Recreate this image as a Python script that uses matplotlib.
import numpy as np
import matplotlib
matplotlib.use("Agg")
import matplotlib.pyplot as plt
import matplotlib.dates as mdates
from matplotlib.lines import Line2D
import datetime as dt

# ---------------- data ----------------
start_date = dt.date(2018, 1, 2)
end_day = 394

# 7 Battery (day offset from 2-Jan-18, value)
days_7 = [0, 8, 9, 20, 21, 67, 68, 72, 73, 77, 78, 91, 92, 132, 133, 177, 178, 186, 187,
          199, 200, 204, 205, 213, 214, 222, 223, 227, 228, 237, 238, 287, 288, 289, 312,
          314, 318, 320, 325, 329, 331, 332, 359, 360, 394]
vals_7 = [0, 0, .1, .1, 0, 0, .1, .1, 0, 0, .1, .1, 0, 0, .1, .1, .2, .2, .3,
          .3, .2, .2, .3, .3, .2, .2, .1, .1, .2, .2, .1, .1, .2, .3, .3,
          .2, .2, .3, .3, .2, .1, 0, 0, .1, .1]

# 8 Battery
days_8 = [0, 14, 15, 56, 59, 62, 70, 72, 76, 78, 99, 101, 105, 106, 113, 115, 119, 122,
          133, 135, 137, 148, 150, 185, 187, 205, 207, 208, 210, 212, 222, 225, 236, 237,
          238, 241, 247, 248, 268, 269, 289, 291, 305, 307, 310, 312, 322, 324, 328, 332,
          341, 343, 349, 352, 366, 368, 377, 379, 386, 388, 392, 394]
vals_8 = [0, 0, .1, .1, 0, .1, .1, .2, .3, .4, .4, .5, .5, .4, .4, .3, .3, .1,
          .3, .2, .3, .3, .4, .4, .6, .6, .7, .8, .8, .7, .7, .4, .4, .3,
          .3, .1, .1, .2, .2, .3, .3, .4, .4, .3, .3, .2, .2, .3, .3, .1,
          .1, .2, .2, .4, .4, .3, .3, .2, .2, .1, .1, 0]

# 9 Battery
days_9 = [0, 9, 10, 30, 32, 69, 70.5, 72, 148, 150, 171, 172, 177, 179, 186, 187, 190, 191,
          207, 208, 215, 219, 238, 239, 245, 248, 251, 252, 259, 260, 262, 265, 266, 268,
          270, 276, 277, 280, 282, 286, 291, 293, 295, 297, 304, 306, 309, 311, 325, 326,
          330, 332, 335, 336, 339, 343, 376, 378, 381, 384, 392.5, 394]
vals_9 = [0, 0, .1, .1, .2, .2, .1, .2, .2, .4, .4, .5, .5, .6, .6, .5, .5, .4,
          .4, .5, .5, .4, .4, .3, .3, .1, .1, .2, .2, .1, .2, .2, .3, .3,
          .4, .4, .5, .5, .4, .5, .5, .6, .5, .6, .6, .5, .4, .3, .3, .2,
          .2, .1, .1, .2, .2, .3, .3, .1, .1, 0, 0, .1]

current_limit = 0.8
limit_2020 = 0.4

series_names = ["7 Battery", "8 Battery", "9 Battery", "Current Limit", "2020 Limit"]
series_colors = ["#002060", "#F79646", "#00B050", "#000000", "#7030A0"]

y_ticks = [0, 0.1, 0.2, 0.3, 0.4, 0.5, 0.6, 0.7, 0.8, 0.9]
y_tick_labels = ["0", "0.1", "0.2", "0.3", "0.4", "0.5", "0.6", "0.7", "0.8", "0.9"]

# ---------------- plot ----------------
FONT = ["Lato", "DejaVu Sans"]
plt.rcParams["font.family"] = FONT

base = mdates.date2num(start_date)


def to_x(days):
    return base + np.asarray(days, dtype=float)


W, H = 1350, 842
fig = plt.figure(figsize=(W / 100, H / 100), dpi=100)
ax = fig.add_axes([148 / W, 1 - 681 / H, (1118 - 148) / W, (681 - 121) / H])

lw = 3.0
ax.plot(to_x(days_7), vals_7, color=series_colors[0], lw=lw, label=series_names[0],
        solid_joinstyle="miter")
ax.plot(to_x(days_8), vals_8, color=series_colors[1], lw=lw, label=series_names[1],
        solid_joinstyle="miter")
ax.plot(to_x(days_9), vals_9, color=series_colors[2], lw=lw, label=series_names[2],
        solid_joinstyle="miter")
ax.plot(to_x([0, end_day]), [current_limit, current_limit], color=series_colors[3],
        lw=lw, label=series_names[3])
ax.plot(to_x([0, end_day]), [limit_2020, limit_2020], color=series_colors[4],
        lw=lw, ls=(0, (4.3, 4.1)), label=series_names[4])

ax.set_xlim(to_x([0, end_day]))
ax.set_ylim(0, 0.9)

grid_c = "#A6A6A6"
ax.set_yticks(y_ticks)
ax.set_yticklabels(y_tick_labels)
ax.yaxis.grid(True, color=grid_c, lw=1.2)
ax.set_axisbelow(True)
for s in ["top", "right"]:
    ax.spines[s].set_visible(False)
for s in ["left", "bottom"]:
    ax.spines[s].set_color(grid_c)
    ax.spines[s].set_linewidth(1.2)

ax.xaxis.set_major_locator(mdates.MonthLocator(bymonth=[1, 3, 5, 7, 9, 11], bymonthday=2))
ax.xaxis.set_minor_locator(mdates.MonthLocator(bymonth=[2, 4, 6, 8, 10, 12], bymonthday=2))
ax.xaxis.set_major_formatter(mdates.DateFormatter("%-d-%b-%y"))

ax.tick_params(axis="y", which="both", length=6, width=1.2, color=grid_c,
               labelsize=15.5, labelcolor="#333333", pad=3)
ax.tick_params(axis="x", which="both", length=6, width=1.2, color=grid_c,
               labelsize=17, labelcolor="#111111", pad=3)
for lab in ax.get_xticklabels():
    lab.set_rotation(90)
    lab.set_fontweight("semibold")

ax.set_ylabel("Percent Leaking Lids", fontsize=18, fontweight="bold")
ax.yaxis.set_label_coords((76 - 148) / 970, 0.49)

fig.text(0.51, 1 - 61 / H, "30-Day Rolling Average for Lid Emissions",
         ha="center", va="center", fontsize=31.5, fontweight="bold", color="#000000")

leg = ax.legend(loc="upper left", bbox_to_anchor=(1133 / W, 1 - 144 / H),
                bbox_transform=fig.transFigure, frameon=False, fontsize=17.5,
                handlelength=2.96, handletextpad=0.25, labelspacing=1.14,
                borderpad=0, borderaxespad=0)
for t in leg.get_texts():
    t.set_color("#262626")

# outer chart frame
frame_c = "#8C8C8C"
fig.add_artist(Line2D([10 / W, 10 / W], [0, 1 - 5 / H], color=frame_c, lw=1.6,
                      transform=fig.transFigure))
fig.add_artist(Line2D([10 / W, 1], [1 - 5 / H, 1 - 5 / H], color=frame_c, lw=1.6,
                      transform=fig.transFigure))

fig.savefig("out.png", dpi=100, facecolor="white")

***

## Your objective
Retype the material in full. Each word must match.

## Solution
Recreate this image as a Python script that uses matplotlib.
import numpy as np
import matplotlib
matplotlib.use("Agg")
import matplotlib.pyplot as plt
import matplotlib.dates as mdates
from matplotlib.lines import Line2D
import datetime as dt

# ---------------- data ----------------
start_date = dt.date(2018, 1, 2)
end_day = 394

# 7 Battery (day offset from 2-Jan-18, value)
days_7 = [0, 8, 9, 20, 21, 67, 68, 72, 73, 77, 78, 91, 92, 132, 133, 177, 178, 186, 187,
          199, 200, 204, 205, 213, 214, 222, 223, 227, 228, 237, 238, 287, 288, 289, 312,
          314, 318, 320, 325, 329, 331, 332, 359, 360, 394]
vals_7 = [0, 0, .1, .1, 0, 0, .1, .1, 0, 0, .1, .1, 0, 0, .1, .1, .2, .2, .3,
          .3, .2, .2, .3, .3, .2, .2, .1, .1, .2, .2, .1, .1, .2, .3, .3,
          .2, .2, .3, .3, .2, .1, 0, 0, .1, .1]

# 8 Battery
days_8 = [0, 14, 15, 56, 59, 62, 70, 72, 76, 78, 99, 101, 105, 106, 113, 115, 119, 122,
          133, 135, 137, 148, 150, 185, 187, 205, 207, 208, 210, 212, 222, 225, 236, 237,
          238, 241, 247, 248, 268, 269, 289, 291, 305, 307, 310, 312, 322, 324, 328, 332,
          341, 343, 349, 352, 366, 368, 377, 379, 386, 388, 392, 394]
vals_8 = [0, 0, .1, .1, 0, .1, .1, .2, .3, .4, .4, .5, .5, .4, .4, .3, .3, .1,
          .3, .2, .3, .3, .4, .4, .6, .6, .7, .8, .8, .7, .7, .4, .4, .3,
          .3, .1, .1, .2, .2, .3, .3, .4, .4, .3, .3, .2, .2, .3, .3, .1,
          .1, .2, .2, .4, .4, .3, .3, .2, .2, .1, .1, 0]

# 9 Battery
days_9 = [0, 9, 10, 30, 32, 69, 70.5, 72, 148, 150, 171, 172, 177, 179, 186, 187, 190, 191,
          207, 208, 215, 219, 238, 239, 245, 248, 251, 252, 259, 260, 262, 265, 266, 268,
          270, 276, 277, 280, 282, 286, 291, 293, 295, 297, 304, 306, 309, 311, 325, 326,
          330, 332, 335, 336, 339, 343, 376, 378, 381, 384, 392.5, 394]
vals_9 = [0, 0, .1, .1, .2, .2, .1, .2, .2, .4, .4, .5, .5, .6, .6, .5, .5, .4,
          .4, .5, .5, .4, .4, .3, .3, .1, .1, .2, .2, .1, .2, .2, .3, .3,
          .4, .4, .5, .5, .4, .5, .5, .6, .5, .6, .6, .5, .4, .3, .3, .2,
          .2, .1, .1, .2, .2, .3, .3, .1, .1, 0, 0, .1]

current_limit = 0.8
limit_2020 = 0.4

series_names = ["7 Battery", "8 Battery", "9 Battery", "Current Limit", "2020 Limit"]
series_colors = ["#002060", "#F79646", "#00B050", "#000000", "#7030A0"]

y_ticks = [0, 0.1, 0.2, 0.3, 0.4, 0.5, 0.6, 0.7, 0.8, 0.9]
y_tick_labels = ["0", "0.1", "0.2", "0.3", "0.4", "0.5", "0.6", "0.7", "0.8", "0.9"]

# ---------------- plot ----------------
FONT = ["Lato", "DejaVu Sans"]
plt.rcParams["font.family"] = FONT

base = mdates.date2num(start_date)


def to_x(days):
    return base + np.asarray(days, dtype=float)


W, H = 1350, 842
fig = plt.figure(figsize=(W / 100, H / 100), dpi=100)
ax = fig.add_axes([148 / W, 1 - 681 / H, (1118 - 148) / W, (681 - 121) / H])

lw = 3.0
ax.plot(to_x(days_7), vals_7, color=series_colors[0], lw=lw, label=series_names[0],
        solid_joinstyle="miter")
ax.plot(to_x(days_8), vals_8, color=series_colors[1], lw=lw, label=series_names[1],
        solid_joinstyle="miter")
ax.plot(to_x(days_9), vals_9, color=series_colors[2], lw=lw, label=series_names[2],
        solid_joinstyle="miter")
ax.plot(to_x([0, end_day]), [current_limit, current_limit], color=series_colors[3],
        lw=lw, label=series_names[3])
ax.plot(to_x([0, end_day]), [limit_2020, limit_2020], color=series_colors[4],
        lw=lw, ls=(0, (4.3, 4.1)), label=series_names[4])

ax.set_xlim(to_x([0, end_day]))
ax.set_ylim(0, 0.9)

grid_c = "#A6A6A6"
ax.set_yticks(y_ticks)
ax.set_yticklabels(y_tick_labels)
ax.yaxis.grid(True, color=grid_c, lw=1.2)
ax.set_axisbelow(True)
for s in ["top", "right"]:
    ax.spines[s].set_visible(False)
for s in ["left", "bottom"]:
    ax.spines[s].set_color(grid_c)
    ax.spines[s].set_linewidth(1.2)

ax.xaxis.set_major_locator(mdates.MonthLocator(bymonth=[1, 3, 5, 7, 9, 11], bymonthday=2))
ax.xaxis.set_minor_locator(mdates.MonthLocator(bymonth=[2, 4, 6, 8, 10, 12], bymonthday=2))
ax.xaxis.set_major_formatter(mdates.DateFormatter("%-d-%b-%y"))

ax.tick_params(axis="y", which="both", length=6, width=1.2, color=grid_c,
               labelsize=15.5, labelcolor="#333333", pad=3)
ax.tick_params(axis="x", which="both", length=6, width=1.2, color=grid_c,
               labelsize=17, labelcolor="#111111", pad=3)
for lab in ax.get_xticklabels():
    lab.set_rotation(90)
    lab.set_fontweight("semibold")

ax.set_ylabel("Percent Leaking Lids", fontsize=18, fontweight="bold")
ax.yaxis.set_label_coords((76 - 148) / 970, 0.49)

fig.text(0.51, 1 - 61 / H, "30-Day Rolling Average for Lid Emissions",
         ha="center", va="center", fontsize=31.5, fontweight="bold", color="#000000")

leg = ax.legend(loc="upper left", bbox_to_anchor=(1133 / W, 1 - 144 / H),
                bbox_transform=fig.transFigure, frameon=False, fontsize=17.5,
                handlelength=2.96, handletextpad=0.25, labelspacing=1.14,
                borderpad=0, borderaxespad=0)
for t in leg.get_texts():
    t.set_color("#262626")

# outer chart frame
frame_c = "#8C8C8C"
fig.add_artist(Line2D([10 / W, 10 / W], [0, 1 - 5 / H], color=frame_c, lw=1.6,
                      transform=fig.transFigure))
fig.add_artist(Line2D([10 / W, 1], [1 - 5 / H, 1 - 5 / H], color=frame_c, lw=1.6,
                      transform=fig.transFigure))

fig.savefig("out.png", dpi=100, facecolor="white")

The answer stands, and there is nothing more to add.